Prosecutor Cleared Of All Charges

A Manhattan jury last Friday acquitted a former Boston prosecutor who was charged with the 2017 rape of a woman as she was sleeping in a Midtown hotel room, the New York Times reported.

Adam Foss, 43, an outspoken advocate for criminal justice reform, claimed that the encounter with the 25-year-old woman was consensual.

In a statement after the acquittal, Foss’s attorney Priya Chaudhry said Foss expressed “sincere appreciation” to the judge and jury for diligently discerning the “truth in a complex case.” She said Foss would carefully evaluate his “legal options” in addressing “the grave impact these false accusations” had “on his life.”
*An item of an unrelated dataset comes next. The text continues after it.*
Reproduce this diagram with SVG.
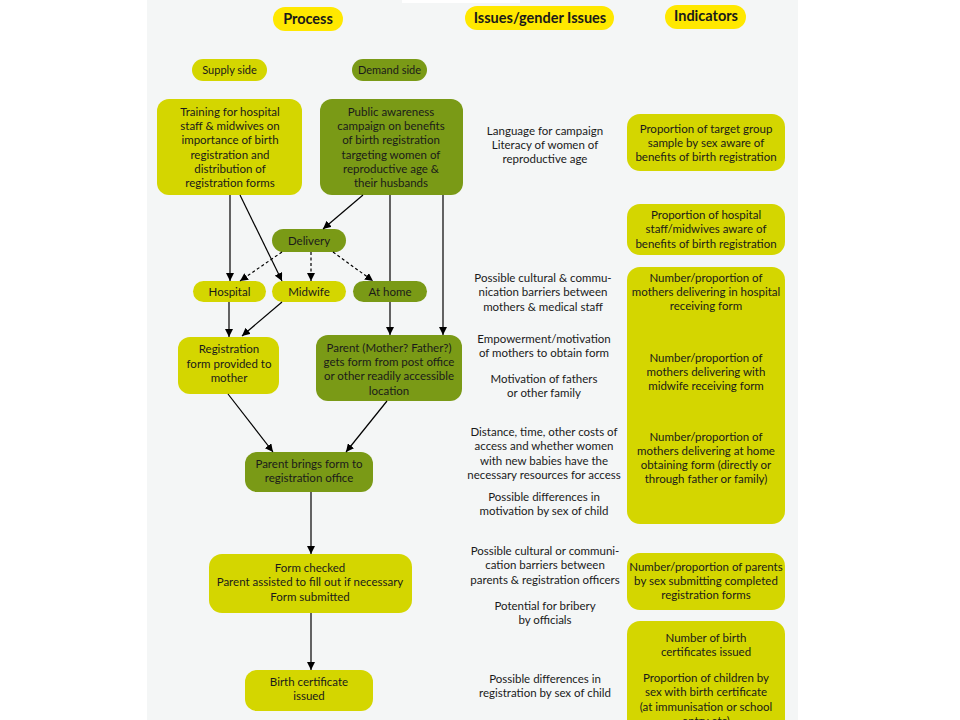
<svg xmlns="http://www.w3.org/2000/svg" width="960" height="720" viewBox="0 0 960 720">
<defs>
<marker id="ah" viewBox="0 0 10 10" refX="10" refY="5" markerWidth="8" markerHeight="8" markerUnits="userSpaceOnUse" orient="auto">
<path d="M0,0 L10,5 L0,10 z" fill="#000"/>
</marker>
<style>
text{font-family:Lato,"Liberation Sans",sans-serif;font-size:11.5px;fill:#1a1a1a;text-anchor:middle}
.hd{font-size:14.5px;font-weight:bold}
.sm{font-size:11px}
.lt{fill:#d4d600}
.dk{fill:#7a9a16}
.yl{fill:#ffe800}
.c line{stroke:#000;stroke-width:1.2;fill:none}
.c .a{marker-end:url(#ah)}
.c .d{stroke-dasharray:3 2.5}
</style>
</defs>
<rect width="960" height="720" fill="#fff"/>
<rect x="147" y="0" width="651" height="720" fill="#f4f6f6"/>
<rect x="402" y="0" width="118" height="3" fill="#fff"/>

<g id="h-process"><rect class="yl" x="273" y="7" width="70" height="24" rx="12"/><text class="hd" x="308" y="24">Process</text></g>
<g id="h-issues"><rect class="yl" x="465" y="6" width="149" height="24" rx="12"/><text class="hd" x="540" y="23">Issues/gender Issues</text></g>
<g id="h-indicators"><rect class="yl" x="665" y="5" width="81" height="24" rx="12"/><text class="hd" x="706" y="21">Indicators</text></g>

<g id="supply"><rect class="lt" x="192" y="59" width="75" height="22" rx="11"/><text class="sm" x="229.500" y="74">Supply side</text></g>
<g id="demand"><rect class="dk" x="352" y="59" width="75" height="22" rx="11"/><text class="sm" x="389.500" y="74">Demand side</text></g>

<g id="training"><rect class="lt" x="157" y="99" width="145" height="96" rx="12"/>
<text x="230" y="116">Training for hospital</text><text x="230" y="130">staff &amp; midwives on</text><text x="230" y="144">importance of birth</text><text x="230" y="159">registration and</text><text x="230" y="173">distribution of</text><text x="230" y="187">registration forms</text></g>
<g id="public"><rect class="dk" x="320" y="99" width="143" height="96" rx="12"/>
<text x="391" y="116">Public awareness</text><text x="391" y="130">campaign on benefits</text><text x="391" y="144">of birth registration</text><text x="391" y="159">targeting women of</text><text x="391" y="173">reproductive age &amp;</text><text x="391" y="187">their husbands</text></g>

<g id="delivery"><rect class="dk" x="272" y="229" width="74" height="23" rx="11.500"/><text x="309" y="245">Delivery</text></g>
<g id="hospital"><rect class="lt" x="193" y="281" width="73" height="21" rx="10.500"/><text x="229.500" y="296">Hospital</text></g>
<g id="midwife"><rect class="lt" x="272" y="281" width="74" height="21" rx="10.500"/><text x="309" y="296">Midwife</text></g>
<g id="athome"><rect class="dk" x="353" y="281" width="74" height="21" rx="10.500"/><text x="390" y="296">At home</text></g>

<g id="regform"><rect class="lt" x="178" y="337" width="101" height="57" rx="12"/>
<text x="229" y="353">Registration</text><text x="229" y="368">form provided to</text><text x="229" y="382">mother</text></g>
<g id="parentgets"><rect class="dk" x="316" y="335" width="146" height="66" rx="12"/>
<text x="389" y="352">Parent (Mother? Father?)</text><text x="389" y="366">gets form from post office</text><text x="389" y="380">or other readily accessible</text><text x="389" y="395">location</text></g>

<g id="parentbrings"><rect class="dk" x="245" y="452" width="128" height="40" rx="12"/>
<text x="309" y="468">Parent brings form to</text><text x="309" y="482">registration office</text></g>

<g id="formchecked"><rect class="lt" x="209" y="554" width="203" height="59" rx="13"/>
<text x="310" y="572">Form checked</text><text x="310" y="586">Parent assisted to fill out if necessary</text><text x="310" y="601">Form submitted</text></g>

<g id="birthcert"><rect class="lt" x="245" y="670" width="128" height="41" rx="12"/>
<text x="309" y="686">Birth certificate</text><text x="309" y="700">issued</text></g>

<g id="issues">
<text x="545" y="135">Language for campaign</text><text x="545" y="149">Literacy of women of</text><text x="545" y="163">reproductive age</text>
<text x="543" y="282">Possible cultural &amp; commu-</text><text x="543" y="296">nication barriers between</text><text x="543" y="311">mothers &amp; medical staff</text>
<text x="544" y="343">Empowerment/motivation</text><text x="544" y="357">of mothers to obtain form</text>
<text x="544" y="383">Motivation of fathers</text><text x="544" y="397">or other family</text>
<text x="544" y="436">Distance, time, other costs of</text><text x="544" y="450">access and whether women</text><text x="544" y="465">with new babies have the</text><text x="544" y="479">necessary resources for access</text>
<text x="544" y="501">Possible differences in</text><text x="544" y="515">motivation by sex of child</text>
<text x="545" y="555">Possible cultural or communi-</text><text x="545" y="569">cation barriers between</text><text x="545" y="584">parents &amp; registration officers</text>
<text x="545" y="610">Potential for bribery</text><text x="545" y="624">by officials</text>
<text x="545" y="683">Possible differences in</text><text x="545" y="697">registration by sex of child</text>
</g>

<g id="ind1"><rect class="lt" x="627" y="114" width="158" height="57" rx="13"/>
<text x="706" y="133">Proportion of target group</text><text x="706" y="147">sample by sex aware of</text><text x="706" y="161">benefits of birth registration</text></g>
<g id="ind2"><rect class="lt" x="627" y="204" width="158" height="51" rx="13"/>
<text x="706" y="219">Proportion of hospital</text><text x="706" y="233">staff/midwives aware of</text><text x="706" y="248">benefits of birth registration</text></g>
<g id="ind3"><rect class="lt" x="627" y="267" width="158" height="257" rx="13"/>
<text x="706" y="282">Number/proportion of</text><text x="706" y="296">mothers delivering in hospital</text><text x="706" y="310">receiving form</text>
<text x="706" y="362">Number/proportion of</text><text x="706" y="376">mothers delivering with</text><text x="706" y="390">midwife receiving form</text>
<text x="706" y="441">Number/proportion of</text><text x="706" y="455">mothers delivering at home</text><text x="706" y="469">obtaining form (directly or</text><text x="706" y="483">through father or family)</text></g>
<g id="ind4"><rect class="lt" x="627" y="553" width="158" height="57" rx="13"/>
<text x="706" y="571">Number/proportion of parents</text><text x="706" y="585">by sex submitting completed</text><text x="706" y="599">registration forms</text></g>
<g id="ind5"><rect class="lt" x="627" y="621" width="158" height="120" rx="13"/>
<text x="706" y="642">Number of birth</text><text x="706" y="656">certificates issued</text>
<text x="706" y="682">Proportion of children by</text><text x="706" y="696">sex with birth certificate</text><text x="706" y="711">(at immunisation or school</text><text x="706" y="725">entry etc)</text></g>

<g id="connectors" class="c">
<line class="a" x1="230" y1="195" x2="230" y2="281"/>
<line class="a" x1="240" y1="195" x2="282" y2="281"/>
<line class="a" x1="363" y1="195" x2="323" y2="229"/>
<line x1="390" y1="195" x2="390" y2="281"/>
<line class="a" x1="443" y1="195" x2="443" y2="335"/>
<line class="a d" x1="282" y1="252" x2="240" y2="281"/>
<line class="a d" x1="311" y1="252" x2="311" y2="281"/>
<line class="a d" x1="333" y1="252" x2="373" y2="281"/>
<line class="a" x1="229" y1="302" x2="229" y2="337"/>
<line class="a" x1="282" y1="302" x2="242" y2="336"/>
<line class="a" x1="390" y1="302" x2="390" y2="335"/>
<line class="a" x1="228" y1="394" x2="273" y2="452"/>
<line class="a" x1="387" y1="401" x2="346" y2="452"/>
<line class="a" x1="311" y1="492" x2="311" y2="554"/>
<line class="a" x1="311" y1="613" x2="311" y2="670"/>
</g>
</svg>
Foss formerly served as a prosecutor in the Suffolk County District Attorney’s Office and in 2016 started Prosecutor Impact, a nonprofit group that sought to instruct prosecutors in ways to lower incarceration rates.

An advocate against mass incarceration, Foss was named one of The Root’s “100 most influential black Americans” of 2016.

A spokeswoman for Manhattan District Attorney Alvin Bragg said while prosecutors were disappointed by last Friday’s verdict, they respected the decision of the jury.

During the two-week trial, the jury was presented with the details of what happened on the night in October 2017 when Foss encountered the woman.

Prosecutors said the two had exchanged calls and text messages for about a month before they met in the Midtown hotel, where the woman repeatedly rebuffed Foss’s advances, and after she fell asleep, he assaulted her.

In her closing arguments, Chaudhry attempted to frame the accuser’s account of the night as not credible. She detailed to the jury her client’s account and cited the text messages between the accuser and a friend in which the accuser recounted her night with Foss and described him as “cute.” Chaudhry argued that the woman’s account only changed after Foss “ghosted her.”